Chairwoman Maloney Demands Documents, Briefing on Impact of Census Bureau’s Refusal to Follow Court Order

Oct 1, 2020
Press Release

Washington, D.C. (Oct. 1, 2020)—Today, Rep. Carolyn B. Maloney, the Chairwoman of the Committee on Oversight and Reform, requested the immediate production of documents related to the impact to the accuracy and completeness of the 2020 Census of the Trump Administration’s decision to defy a federal court ruling extending the Census count to October 31, 2020.


“The Trump Administration’s defiance of a federal court order reflects a shocking disrespect of the rule of law.  Regardless of who the President is, Census Bureau officials have an independent obligation to respect orders from federal courts and comply with congressional oversight,” wrote Chairwoman Maloney.


Newly released emails from the litigation show that on September 25, 2020, Deputy Director Ron Jarmin—the highest ranking career official at the Census Bureau—sent an email to Director Dillingham and Daniel Risko, the Chief of Staff to the Deputy Secretary of the Department of Commerce, presenting two options for the Bureau to move forward, including one that complied with the Court’s order and one that did not.  He wrote:  


One closes out field work on 10/5 to begin processing on 10/6 and allows us to meet the 12/31 deadline should that be reinstated on appeal.  The second, stays in the field longer to allow additional states to reach the 99% completion rate goal and for better completion rates in hard to count areas such as tribal lands.  This option would preclude the meeting the 12/31 date, but furthers the goal of a complete and accurate 2020 Census.


This past Monday, on September 28, 2020, at 3:52 p.m., Secretary Ross wrote to Census Bureau officials, including Deputy Director Jarmin, asking them to confirm that “your team’s opinion is that if we stay in the field beyond October 5, we would not be able to meet the statutory deadline of December 31.”


Deputy Director Jarmin replied, stating:  “Yes sir, we need to finish work on 10/5 if we are going to have enough time (and assuming all goes well) to finish the processing of the resident population, federally affiliated overseas, and if requested, unlawful aliens in ICE Detention Centers by 12/31.”


At 5 p.m. on Monday, the Census Bureau informed Congress that:  “The Secretary of Commerce has announced a target date of October 5, 2020 to conclude 2020 Census self-response and field data collection operations.”


At 5:12 p.m. on Monday—twelve minutes after the public announcement of the decision—Secretary Ross responded to the email chain:  “Based on the staff recommendation I am extending the field operation to October 5.”

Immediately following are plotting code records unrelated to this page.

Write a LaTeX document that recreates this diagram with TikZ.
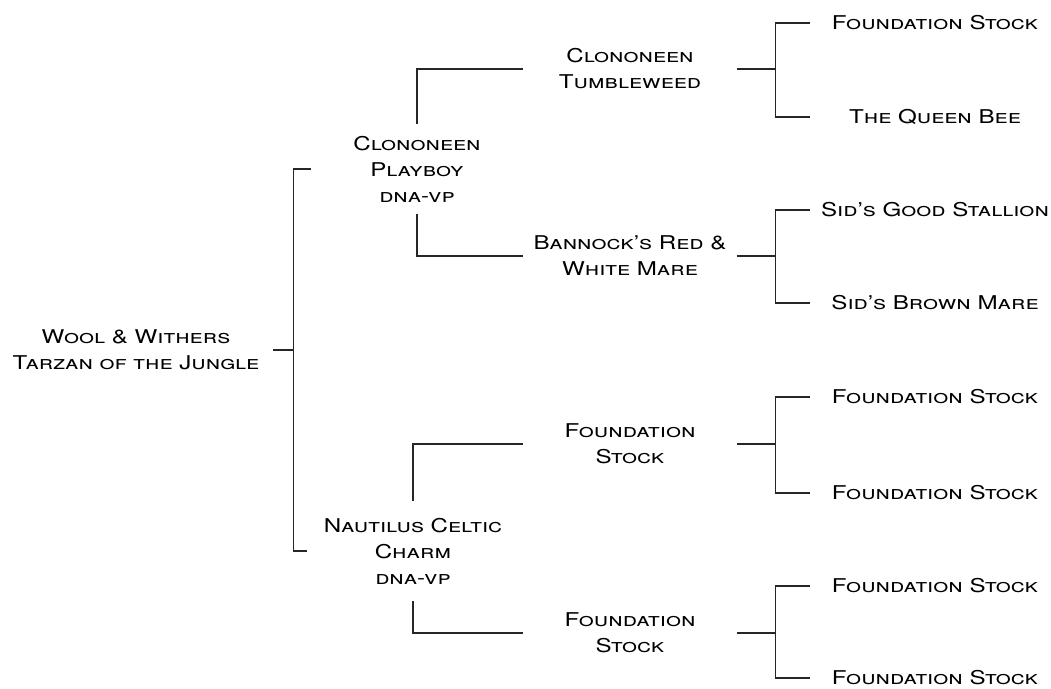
\documentclass[tikz,border=0pt]{standalone}
\usepackage{fontspec}
\setmainfont{TeX Gyre Heros}[FakeStretch=1.27]
\usetikzlibrary{positioning}
\usetikzlibrary{calc}

\begin{document}
\begin{tikzpicture}[x=1pt, y=-1pt, horse node/.style={shape=rectangle,inner sep=0,align=center,font=\fontsize{19}{26}\selectfont\scshape}, root node/.style={horse node,minimum width=274pt}, sire node/.style={horse node,minimum width=212pt}, gsire node/.style={horse node,minimum width=213pt}, ggsire node/.style={horse node,minimum width=250pt}, link/.style={draw=black!85,line width=1.3pt}, ]
		\useasboundingbox (0,0) rectangle (1051,688);
		\node[root node] (wool) at (136,350){Wool \& Withers\\Tarzan of the Jungle};
		\node[sire node,minimum height=89pt] (playboy) at (417,169){Clononeen\\Playboy\\dna-vp};
		\node[sire node,minimum height=100pt] (nautilus) at (413,551){Nautilus Celtic\\Charm\\dna-vp};
		\node[gsire node] (tumble) at (630,69){Clononeen\\Tumbleweed};
		\node[gsire node] (bannock) at (630,256){Bannock's Red \&\\White Mare};
		\node[gsire node] (found1) at (630,444){Foundation\\Stock};
		\node[gsire node] (found2) at (630,633){Foundation\\Stock};
		%last generation
		\foreach \n/\y/\t in {g1/23/Foundation Stock, g2/117/The Queen Bee, g3/210/Sid's Good Stallion, g4/303/Sid's Brown Mare, g5/397/Foundation Stock, g6/493/Foundation Stock, g7/586/Foundation Stock, g8/678/Foundation Stock}
		{
			\node[ggsire node] (\n) at (935,\y){\t};
		}
		
		%brackets
		\coordinate (j0) at ($(wool.east)+(20,0)$);
		\path[link] (wool.east) -- (j0) |- (playboy.west);
		\path[link] (j0) |- (nautilus.west);
		\path[link] (playboy.north) |- (tumble.west);
		\path[link] (playboy.south) |- (bannock.west);
		\path[link] (nautilus.north) |- (found1.west);
		\path[link] (nautilus.south) |- (found2.west);
		\foreach \p/\a/\b in {tumble/g1/g2, bannock/g3/g4, found1/g5/g6, found2/g7/g8}
		{
			\coordinate (j\p) at ($(\p.east)+(39,0)$);
			\path[link] (\p.east) -- (j\p) |- (\a.west);
			\path[link] (j\p) |- (\b.west);
		}
		
\end{tikzpicture}
\end{document}
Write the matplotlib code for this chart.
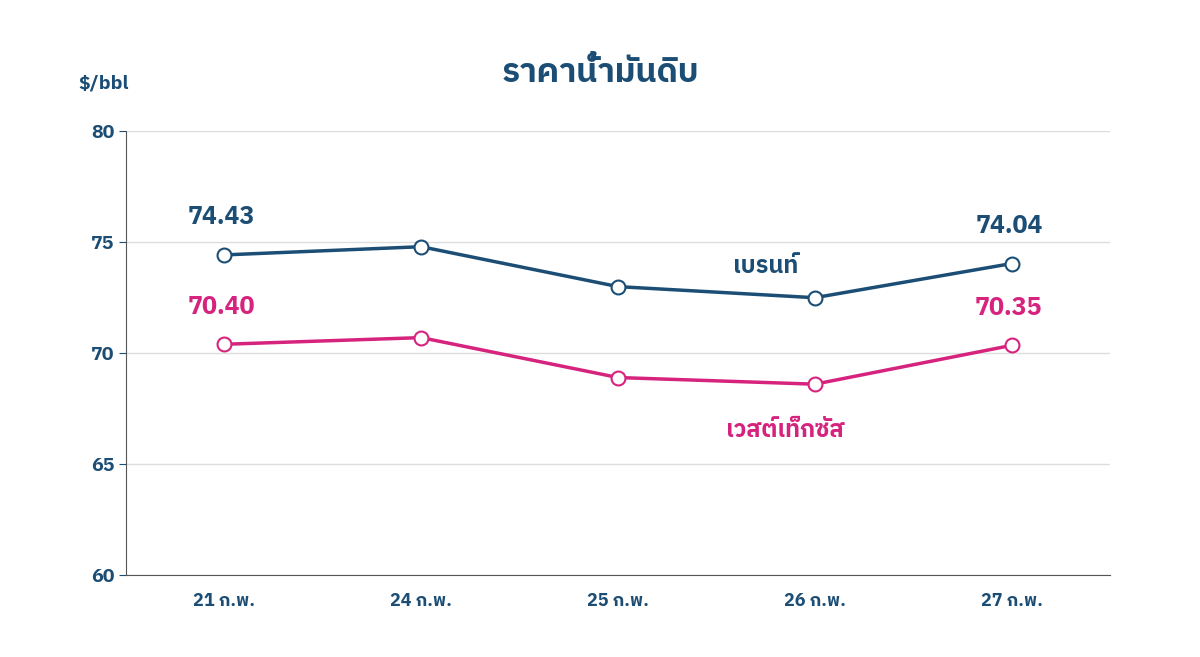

The Court explained that the Census Bureau’s decision on August 3, 2020, to reverse its previous position to delay deadlines for counting as a result of the coronavirus crisis, and instead rush to complete the 2020 Census, would lead to “undercounting hard to count populations.”


Since the Census Bureau announced that it would rush the end of field operations, the Court and the Committee have received numerous whistleblower reports from Census Bureau employees across the country explaining that they have requested guidance from their chain of command on how to comply with the Court’s order.  Instead of directing them to comply, their chain of command reportedly directed them to finish their enumeration work before the October 5, 2020, “by whatever means necessary”—in defiance of the Court’s order and at the expense of the accuracy and completeness of the 2020 Census.


Chairwoman Maloney demanded additional information about the impact of the decision to refuse to comply with the federal court ruling extending the Census count to October 31, 2020 in a letter to Dr. Steven Dillingham, Director of the United States Census Bureau.


The Committee requested that by the close of business tomorrow, the Census Bureau schedule a briefing from Census Bureau officials and confirm whether the Census Bureau will voluntarily provide the transcribed interviews requested in letters sent September 22 and August 4. 


The Committee also requested the production—by Monday, October 5—of all documents referring or relating to the decision to end field operations by October 5 and the impact of that decision on the accuracy and completeness of the 2020 Census.